L’utilizzazione delle notizie a scopo elettorale raggiungerà in questo periodo in Italia il massimo storico. Non è una previsione, è semplicemente la constatazione di un costume purtroppo diffuso che trova nella poca professionalità giornalistica una sponda facile.
L’ultimo esempio viene dall’aumento del prezzo dei carburanti.
Alla politica piace vincere facile e l’informazione asseconda. La benzina aumenta e via con interviste in tutte le salse per dare in testa al malgoverno di sinistra come ieri si dava in testa a quello di destra.
Seguiranno certamente i confronti con i costi all’estero, i conti con quanto paghiamo di tasse e giù di lì ad avvitarci nel dolore e nell’invettiva contro la malasorte che ci ha fatto nascere in Italia.

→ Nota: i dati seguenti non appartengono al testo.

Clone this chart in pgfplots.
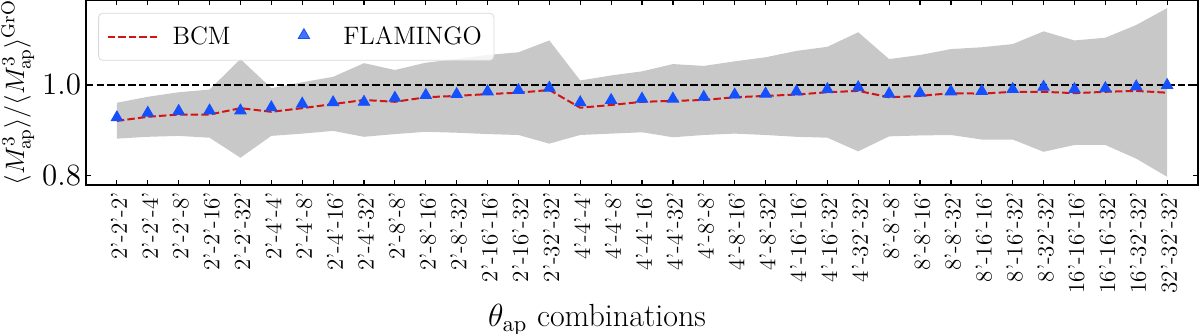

Nessuno che si sforzi di spiegare ed individuare le vere colpe nelle scelte politiche anacronistiche.

È dal ’73 che si fanno i conti di quanto petrolio ci resta. Ma i petrolieri, che sono di gran lunga più preparati, fanno i conti dal ’63.

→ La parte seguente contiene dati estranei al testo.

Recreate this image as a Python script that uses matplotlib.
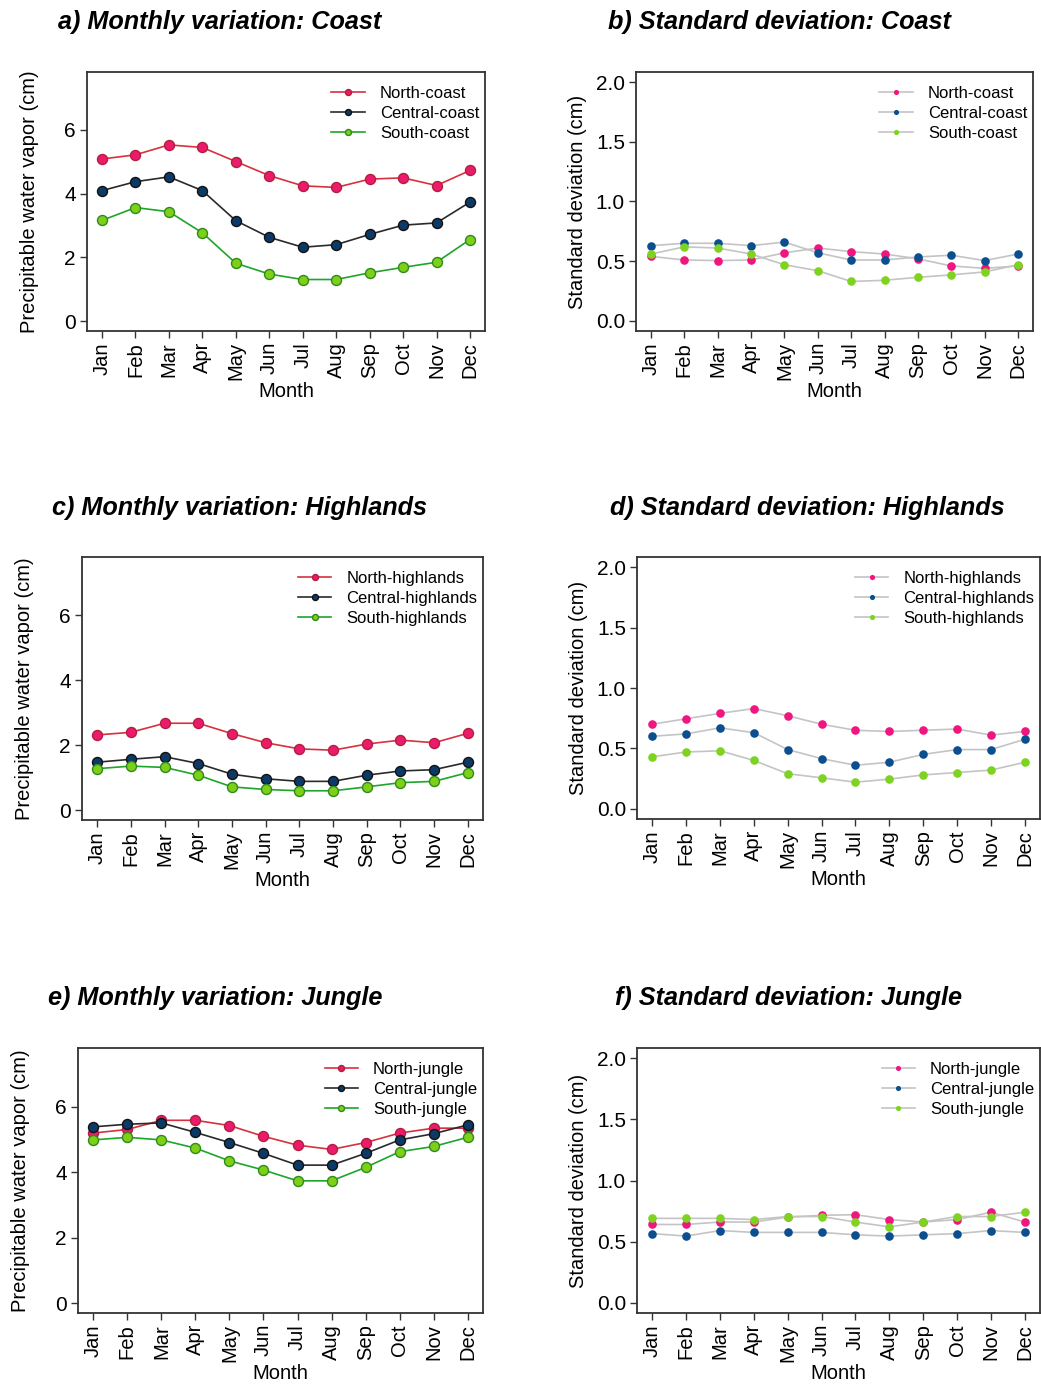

È noto che la domanda globale di petrolio è in continua crescita e il suo consumo è in aumento soprattutto nei paesi in via di sviluppo. Questo vuol dire che in attesa delle alternative all’oro nero, i paesi dell’Opec (quelli che producono il petrolio) aumenteranno la loro quota di mercato con un conseguente aumento dei prezzi.
La curva della produzione è considerata in calo quando l’estrazione di petrolio giunge alla metà della produzione di un giacimento. A livello globale il calcolo finale è difficile perché vi sono nuovi paesi che iniziano le estrazioni, nuovi giacimenti che si scoprono e variazioni nei consumi. Le guerre, ad esempio, come è stato con quelle del Golfo, sono elementi di incertezza nel calcolo.

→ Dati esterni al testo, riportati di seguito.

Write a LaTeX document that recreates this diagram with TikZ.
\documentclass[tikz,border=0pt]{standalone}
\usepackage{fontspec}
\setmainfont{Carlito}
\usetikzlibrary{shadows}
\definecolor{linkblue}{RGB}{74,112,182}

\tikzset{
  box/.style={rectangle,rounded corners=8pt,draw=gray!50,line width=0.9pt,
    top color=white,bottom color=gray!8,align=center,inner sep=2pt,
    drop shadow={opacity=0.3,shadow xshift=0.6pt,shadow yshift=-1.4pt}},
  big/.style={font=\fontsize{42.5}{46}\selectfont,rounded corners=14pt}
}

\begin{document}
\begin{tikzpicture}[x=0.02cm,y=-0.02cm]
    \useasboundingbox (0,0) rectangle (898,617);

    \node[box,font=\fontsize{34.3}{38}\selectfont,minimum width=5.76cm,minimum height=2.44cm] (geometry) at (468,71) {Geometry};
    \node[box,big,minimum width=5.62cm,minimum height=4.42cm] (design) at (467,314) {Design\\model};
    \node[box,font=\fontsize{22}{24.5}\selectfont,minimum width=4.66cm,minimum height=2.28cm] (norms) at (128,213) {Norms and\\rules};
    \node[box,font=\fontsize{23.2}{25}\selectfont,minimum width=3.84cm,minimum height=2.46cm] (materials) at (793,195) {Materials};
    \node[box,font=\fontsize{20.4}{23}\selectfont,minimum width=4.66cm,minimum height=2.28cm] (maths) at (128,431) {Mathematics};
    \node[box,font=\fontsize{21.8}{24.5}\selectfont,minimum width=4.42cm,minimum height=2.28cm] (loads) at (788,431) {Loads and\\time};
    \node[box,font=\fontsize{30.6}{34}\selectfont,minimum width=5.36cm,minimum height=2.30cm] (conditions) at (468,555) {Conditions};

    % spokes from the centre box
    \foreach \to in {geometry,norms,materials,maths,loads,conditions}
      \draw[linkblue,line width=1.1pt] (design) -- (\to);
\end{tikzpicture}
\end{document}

Si prevede che intorno al 2010 i paesi mediorientali sorpasseranno il picco della produzione e questa dovrà calare.
Le passate previsioni erano: Nel 1963, le riserve di petrolio erano stimate in 48 miliardi di tonnellate. Era previsto un esaurimento per il 1999. Nel 1980 le riserve stimate erano di 89 miliardi di tonnellate. Esaurimento previsto per il 2011. Nel 1999 le riserve stimate erano di 225 miliardi di tonnellate. Esaurimento previsto per il 2040, o, in una ipotesi ottimistica, 2070. L’Italia consuma all’anno 94 milioni di tonnellate di petrolio. Nel mondo si consumano 3.200 milioni di tonnellate.

Dov’è il clamore? Non nel prezzo, ma nel fatto che la politica nazionale e mondiale, ben sapendo da anni di queste previsioni, sta ancora a discutere fra destra e sinistra, repubblicani o democratici, conservatori o laburisti… con la benedizione dei petrolieri e con l’occhio comprensivo di certa stampa che macina interviste inutili e non grida alle inefficienze politiche.
Non quelle del controllo dei prezzi che in questo caso sono vane, ma nella mancanza di scelte innovative che pure la ricerca ha messo a disposizione. (I. L.)